Sunday, October 23, 2011

Being yourself

What defines me? Well, in high school, I always let myself be defined by the activities I was in. I come from a graduating class of 32. No not 3200. 32. I am from a town of about 1100. Growing up in such a small town/school allowed me, if you want to use that word, to be involved in everything. If you were out for one sport you were most likely out for all of them because in a school of this size, you were lucky enough to have the minimum number of players in the first place. It wasn't just sports either, if you were in band, you were most likely in choir, and jazz band, and madrigal, and swing choir, not to mention the dance team. I was a very busy girl.

I grew up with three other sisters and one brother. I am right in the middle. I did not have my own bedroom until my freshman year. Growing up with older and younger siblings  definitely took its toll on me. I learned from my older siblings mistakes and gained the full trust of both parents. I also gained responsibility when watching over my younger siblings too. I feel blessed to be the middle child because I was not rushed to grow up like my youngest sister was, nor was I forced to pretend Santa was real until I was a sophomore in college like my eldest sister. I was given the time I needed and for that I am grateful.

My mother and father are avid catholics. Like Robin has brought up lately, my life was defined by the ten rules that Moses carried down in stone. I took on my parents beliefs and lived them like my own. I said prayers, I went to camps, retreats, conferences, you name it! I was the child my parents always hoped for. I was a people pleaser. Everything I did was for the sake of others and what I thought were their wishes. I got involved in so many school activities and sports because that is what looks good in your records. I worked my butt off in school anything that wasn't an A (A- is not an A) wasn't good enough for my parents, so it wasn't good enough for me. I kept organized and presentable at all times because if I could not/did not please others, I was not pleased with myself. This left me very unstable when times got rough and something unexpected hit, I never allowed myself to feel what I was feeling, I never allowed myself to actually speak my own mind. I was a mold of everyone around me.

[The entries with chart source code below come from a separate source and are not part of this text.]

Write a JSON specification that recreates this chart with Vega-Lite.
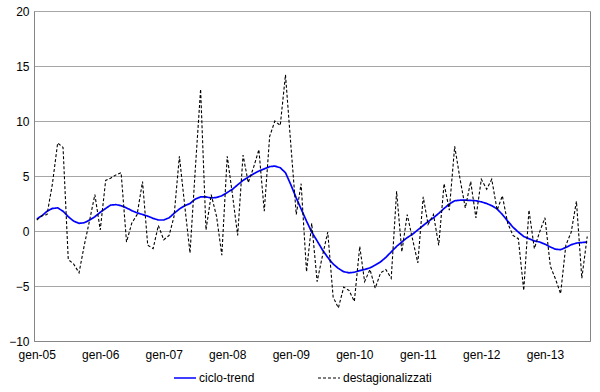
{
  "$schema": "https://vega.github.io/schema/vega-lite/v6.json",
  "width": 556,
  "height": 330,
  "autosize": {"type": "none"},
  "padding": {"left": 34, "top": 11, "right": 10, "bottom": 51},
  "background": "white",
  "config": {
    "font": "Liberation Sans",
    "view": {"stroke": "#868686", "strokeWidth": 1},
    "axis": {"labelFont": "Liberation Sans", "labelFontSize": 12, "labelColor": "#000000"}
  },
  "data": {
    "values": [
      {"date": "2005-01-01", "ciclo-trend": 1.1, "destagionalizzati": 1.0},
      {"date": "2005-02-01", "ciclo-trend": 1.4, "destagionalizzati": 1.4},
      {"date": "2005-03-01", "ciclo-trend": 1.8, "destagionalizzati": 1.5},
      {"date": "2005-04-01", "ciclo-trend": 2.05, "destagionalizzati": 4.3},
      {"date": "2005-05-01", "ciclo-trend": 2.1, "destagionalizzati": 8.0},
      {"date": "2005-06-01", "ciclo-trend": 1.8, "destagionalizzati": 7.6},
      {"date": "2005-07-01", "ciclo-trend": 1.3, "destagionalizzati": -2.6},
      {"date": "2005-08-01", "ciclo-trend": 0.9, "destagionalizzati": -3.0},
      {"date": "2005-09-01", "ciclo-trend": 0.7, "destagionalizzati": -3.8},
      {"date": "2005-10-01", "ciclo-trend": 0.75, "destagionalizzati": -1.3},
      {"date": "2005-11-01", "ciclo-trend": 1.0, "destagionalizzati": 1.0},
      {"date": "2005-12-01", "ciclo-trend": 1.3, "destagionalizzati": 3.3},
      {"date": "2006-01-01", "ciclo-trend": 1.7, "destagionalizzati": 0.1},
      {"date": "2006-02-01", "ciclo-trend": 2.05, "destagionalizzati": 4.6},
      {"date": "2006-03-01", "ciclo-trend": 2.35, "destagionalizzati": 4.8},
      {"date": "2006-04-01", "ciclo-trend": 2.4, "destagionalizzati": 5.1},
      {"date": "2006-05-01", "ciclo-trend": 2.3, "destagionalizzati": 5.3},
      {"date": "2006-06-01", "ciclo-trend": 2.1, "destagionalizzati": -1.0},
      {"date": "2006-07-01", "ciclo-trend": 1.85, "destagionalizzati": 0.7},
      {"date": "2006-08-01", "ciclo-trend": 1.65, "destagionalizzati": 1.5},
      {"date": "2006-09-01", "ciclo-trend": 1.5, "destagionalizzati": 4.5},
      {"date": "2006-10-01", "ciclo-trend": 1.35, "destagionalizzati": -1.3},
      {"date": "2006-11-01", "ciclo-trend": 1.15, "destagionalizzati": -1.6},
      {"date": "2006-12-01", "ciclo-trend": 1.0, "destagionalizzati": 0.5},
      {"date": "2007-01-01", "ciclo-trend": 1.0, "destagionalizzati": -0.8},
      {"date": "2007-02-01", "ciclo-trend": 1.2, "destagionalizzati": -0.4},
      {"date": "2007-03-01", "ciclo-trend": 1.6, "destagionalizzati": 1.3},
      {"date": "2007-04-01", "ciclo-trend": 2.0, "destagionalizzati": 6.8},
      {"date": "2007-05-01", "ciclo-trend": 2.3, "destagionalizzati": 2.4},
      {"date": "2007-06-01", "ciclo-trend": 2.5, "destagionalizzati": -2.0},
      {"date": "2007-07-01", "ciclo-trend": 2.9, "destagionalizzati": 5.5},
      {"date": "2007-08-01", "ciclo-trend": 3.1, "destagionalizzati": 12.9},
      {"date": "2007-09-01", "ciclo-trend": 3.1, "destagionalizzati": 0.1},
      {"date": "2007-10-01", "ciclo-trend": 3.0, "destagionalizzati": 3.3},
      {"date": "2007-11-01", "ciclo-trend": 3.05, "destagionalizzati": 1.3},
      {"date": "2007-12-01", "ciclo-trend": 3.2, "destagionalizzati": -2.2},
      {"date": "2008-01-01", "ciclo-trend": 3.5, "destagionalizzati": 6.8},
      {"date": "2008-02-01", "ciclo-trend": 3.8, "destagionalizzati": 3.2},
      {"date": "2008-03-01", "ciclo-trend": 4.2, "destagionalizzati": -0.4},
      {"date": "2008-04-01", "ciclo-trend": 4.6, "destagionalizzati": 6.9},
      {"date": "2008-05-01", "ciclo-trend": 4.9, "destagionalizzati": 4.4},
      {"date": "2008-06-01", "ciclo-trend": 5.2, "destagionalizzati": 5.8},
      {"date": "2008-07-01", "ciclo-trend": 5.45, "destagionalizzati": 7.4},
      {"date": "2008-08-01", "ciclo-trend": 5.65, "destagionalizzati": 1.8},
      {"date": "2008-09-01", "ciclo-trend": 5.85, "destagionalizzati": 8.6},
      {"date": "2008-10-01", "ciclo-trend": 5.9, "destagionalizzati": 10.0},
      {"date": "2008-11-01", "ciclo-trend": 5.75, "destagionalizzati": 9.6},
      {"date": "2008-12-01", "ciclo-trend": 5.3, "destagionalizzati": 14.2},
      {"date": "2009-01-01", "ciclo-trend": 4.2, "destagionalizzati": 7.8},
      {"date": "2009-02-01", "ciclo-trend": 3.0, "destagionalizzati": 1.5},
      {"date": "2009-03-01", "ciclo-trend": 2.0, "destagionalizzati": 4.3},
      {"date": "2009-04-01", "ciclo-trend": 0.9, "destagionalizzati": -3.7},
      {"date": "2009-05-01", "ciclo-trend": -0.1, "destagionalizzati": 0.7},
      {"date": "2009-06-01", "ciclo-trend": -0.9, "destagionalizzati": -4.6},
      {"date": "2009-07-01", "ciclo-trend": -1.7, "destagionalizzati": -2.3},
      {"date": "2009-08-01", "ciclo-trend": -2.4, "destagionalizzati": -0.1},
      {"date": "2009-09-01", "ciclo-trend": -3.0, "destagionalizzati": -6.0},
      {"date": "2009-10-01", "ciclo-trend": -3.4, "destagionalizzati": -7.0},
      {"date": "2009-11-01", "ciclo-trend": -3.7, "destagionalizzati": -5.1},
      {"date": "2009-12-01", "ciclo-trend": -3.8, "destagionalizzati": -5.4},
      {"date": "2010-01-01", "ciclo-trend": -3.75, "destagionalizzati": -6.4},
      {"date": "2010-02-01", "ciclo-trend": -3.6, "destagionalizzati": -1.4},
      {"date": "2010-03-01", "ciclo-trend": -3.5, "destagionalizzati": -4.6},
      {"date": "2010-04-01", "ciclo-trend": -3.35, "destagionalizzati": -3.5},
      {"date": "2010-05-01", "ciclo-trend": -3.1, "destagionalizzati": -5.2},
      {"date": "2010-06-01", "ciclo-trend": -2.8, "destagionalizzati": -3.8},
      {"date": "2010-07-01", "ciclo-trend": -2.4, "destagionalizzati": -3.5},
      {"date": "2010-08-01", "ciclo-trend": -1.9, "destagionalizzati": -4.3},
      {"date": "2010-09-01", "ciclo-trend": -1.4, "destagionalizzati": 3.6},
      {"date": "2010-10-01", "ciclo-trend": -1.0, "destagionalizzati": -1.9},
      {"date": "2010-11-01", "ciclo-trend": -0.6, "destagionalizzati": 1.5},
      {"date": "2010-12-01", "ciclo-trend": -0.3, "destagionalizzati": -0.7},
      {"date": "2011-01-01", "ciclo-trend": 0.1, "destagionalizzati": -2.9},
      {"date": "2011-02-01", "ciclo-trend": 0.5, "destagionalizzati": 3.1},
      {"date": "2011-03-01", "ciclo-trend": 0.85, "destagionalizzati": 0.6},
      {"date": "2011-04-01", "ciclo-trend": 1.2, "destagionalizzati": 1.5},
      {"date": "2011-05-01", "ciclo-trend": 1.6, "destagionalizzati": -1.3},
      {"date": "2011-06-01", "ciclo-trend": 2.05, "destagionalizzati": 4.3},
      {"date": "2011-07-01", "ciclo-trend": 2.45, "destagionalizzati": 1.9},
      {"date": "2011-08-01", "ciclo-trend": 2.75, "destagionalizzati": 7.7},
      {"date": "2011-09-01", "ciclo-trend": 2.8, "destagionalizzati": 4.7},
      {"date": "2011-10-01", "ciclo-trend": 2.8, "destagionalizzati": 2.1},
      {"date": "2011-11-01", "ciclo-trend": 2.78, "destagionalizzati": 4.5},
      {"date": "2011-12-01", "ciclo-trend": 2.75, "destagionalizzati": 1.2},
      {"date": "2012-01-01", "ciclo-trend": 2.65, "destagionalizzati": 4.7},
      {"date": "2012-02-01", "ciclo-trend": 2.5, "destagionalizzati": 3.8},
      {"date": "2012-03-01", "ciclo-trend": 2.3, "destagionalizzati": 4.7},
      {"date": "2012-04-01", "ciclo-trend": 2.0, "destagionalizzati": 1.9},
      {"date": "2012-05-01", "ciclo-trend": 1.5, "destagionalizzati": 3.2},
      {"date": "2012-06-01", "ciclo-trend": 0.9, "destagionalizzati": 0.7},
      {"date": "2012-07-01", "ciclo-trend": 0.35, "destagionalizzati": -0.4},
      {"date": "2012-08-01", "ciclo-trend": -0.1, "destagionalizzati": -0.7},
      {"date": "2012-09-01", "ciclo-trend": -0.5, "destagionalizzati": -5.4},
      {"date": "2012-10-01", "ciclo-trend": -0.7, "destagionalizzati": 1.9},
      {"date": "2012-11-01", "ciclo-trend": -0.9, "destagionalizzati": -1.6},
      {"date": "2012-12-01", "ciclo-trend": -1.0, "destagionalizzati": -0.1},
      {"date": "2013-01-01", "ciclo-trend": -1.2, "destagionalizzati": 1.2},
      {"date": "2013-02-01", "ciclo-trend": -1.45, "destagionalizzati": -3.2},
      {"date": "2013-03-01", "ciclo-trend": -1.65, "destagionalizzati": -4.3},
      {"date": "2013-04-01", "ciclo-trend": -1.7, "destagionalizzati": -5.7},
      {"date": "2013-05-01", "ciclo-trend": -1.5, "destagionalizzati": -1.3},
      {"date": "2013-06-01", "ciclo-trend": -1.25, "destagionalizzati": -0.1},
      {"date": "2013-07-01", "ciclo-trend": -1.1, "destagionalizzati": 2.7},
      {"date": "2013-08-01", "ciclo-trend": -1.05, "destagionalizzati": -4.3},
      {"date": "2013-09-01", "ciclo-trend": -1.0, "destagionalizzati": -0.5}
    ]
  },
  "transform": [{"fold": ["ciclo-trend", "destagionalizzati"], "as": ["series", "value"]}],
  "mark": {"type": "line"},
  "encoding": {
    "x": {
      "field": "date",
      "type": "temporal",
      "scale": {
        "type": "utc",
        "domain": [
          {"year": 2004, "month": 12, "date": 16, "utc": true},
          {"year": 2013, "month": 9, "date": 17, "utc": true}
        ]
      },
      "axis": {
        "title": null,
        "grid": false,
        "ticks": false,
        "domainColor": "#868686",
        "labelPadding": 8,
        "labelExpr": "'gen-' + utcFormat(datum.value, '%y')",
        "values": [
          {"year": 2005, "month": 1, "date": 1, "utc": true},
          {"year": 2006, "month": 1, "date": 1, "utc": true},
          {"year": 2007, "month": 1, "date": 1, "utc": true},
          {"year": 2008, "month": 1, "date": 1, "utc": true},
          {"year": 2009, "month": 1, "date": 1, "utc": true},
          {"year": 2010, "month": 1, "date": 1, "utc": true},
          {"year": 2011, "month": 1, "date": 1, "utc": true},
          {"year": 2012, "month": 1, "date": 1, "utc": true},
          {"year": 2013, "month": 1, "date": 1, "utc": true}
        ]
      }
    },
    "y": {
      "field": "value",
      "type": "quantitative",
      "scale": {"domain": [-10, 20], "nice": false},
      "axis": {
        "title": null,
        "values": [-10, -5, 0, 5, 10, 15, 20],
        "grid": true,
        "gridColor": "#a6a6a6",
        "ticks": false,
        "domainColor": "#868686",
        "labelPadding": 5
      }
    },
    "color": {
      "field": "series",
      "type": "nominal",
      "scale": {"domain": ["ciclo-trend", "destagionalizzati"], "range": ["#0000ff", "#000000"]},
      "legend": {"orient": "none", "legendX": 139, "legendY": 355, "direction": "horizontal", "title": null, "symbolType": "stroke", "symbolSize": 484, "labelFontSize": 12, "labelFont": "Liberation Sans", "labelColor": "#000000", "columnPadding": 60, "gridAlign": "none", "labelOffset": 2}
    },
    "strokeDash": {
      "field": "series",
      "type": "nominal",
      "scale": {"domain": ["ciclo-trend", "destagionalizzati"], "range": [[1, 0], [3, 2]]},
      "legend": {"orient": "none", "legendX": 139, "legendY": 355, "direction": "horizontal", "title": null, "symbolType": "stroke", "symbolSize": 484, "labelFontSize": 12, "labelFont": "Liberation Sans", "labelColor": "#000000", "columnPadding": 60, "gridAlign": "none", "labelOffset": 2}
    },
    "strokeWidth": {
      "field": "series",
      "type": "nominal",
      "scale": {"domain": ["ciclo-trend", "destagionalizzati"], "range": [1.7, 1.1]},
      "legend": {"orient": "none", "legendX": 139, "legendY": 355, "direction": "horizontal", "title": null, "symbolType": "stroke", "symbolSize": 484, "labelFontSize": 12, "labelFont": "Liberation Sans", "labelColor": "#000000", "columnPadding": 60, "gridAlign": "none", "labelOffset": 2}
    }
  }
}
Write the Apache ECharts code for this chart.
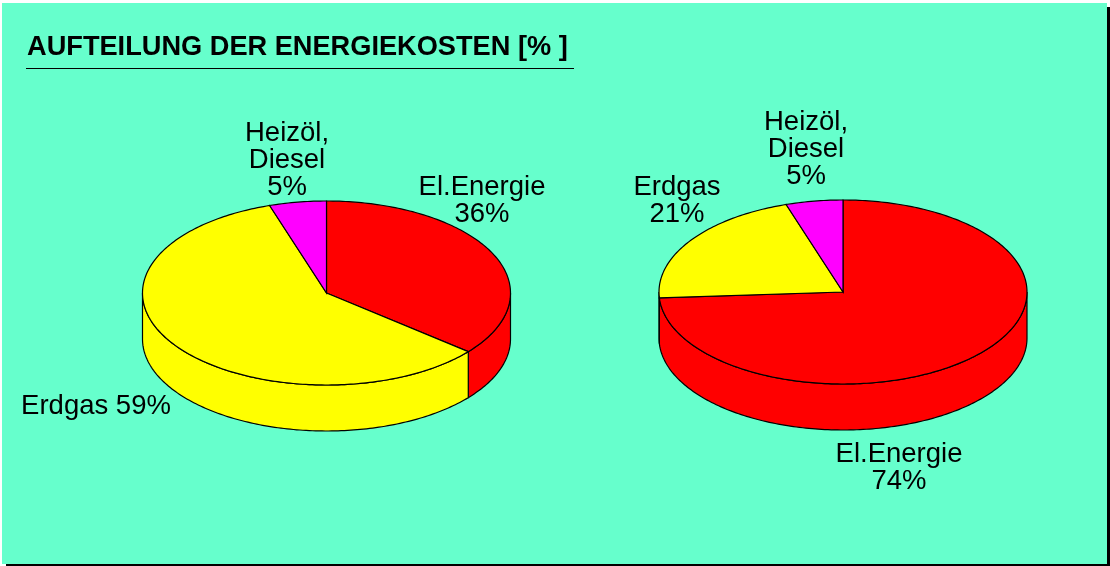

Two years ago that all started to change, when I finally opened my eyes into a world outside my little town in Northwest Iowa. I realized life is much bigger, full of adventures and life styles, and opportunities I never even knew of. I also realized how scary it could be at the same time, and how fragile our existence is. I realized we shape who we want to be. We have control over what happens in our life. Fate is not chance but choice flowered with possibilities of all kinds because of moves you made within your own life. However, it is not an open field of choices like so many imagine it to be. It is like a maze with moving walls and signs that might impact your decisions. Culture, family, friends, school, hopes, dreams, fears, all shape who we are and the choices we make, but it is our decision what the shape actually is, are you an otter, butterfly, beetle, tree, light, wind, rain?

In these last two years I have stepped out of this constant people pleaser and allowed myself to look into my greatest dreams. I was able to attend this school, and travel to Germany three times, four come winter break. I am now openminded and interested in not only how my past became that way but how i can use it to help with my future.

1 comment:

  1. As I was reading this, I noticed how similar we are, but it's very interesting because I have a completely different life story than yours. I was not raised in a religious family, I graduate with a class of 700 students, my parents put a lot of pressure on me academically, and I have a half-brother who is ten years older than me. But, all of this set aside, I felt like most of my life I have done a lot of things for others. I decided to go to the U of M so my mom would not be too far away from me, I played sports in high school so they could have something to brag about when the dance team made it to State and so on and so forth. Recently, I have decided that I am not doing this anymore. Of course I want to make others around me happy, but some things I am going to be selfish about. Like my major, my dad really wanted me to be a business major or some fancy dental hygienist, but instead I'm majoring in Family Social Science so I can do what I love: work with kids. This is the first step, but I'd say it's pretty big one.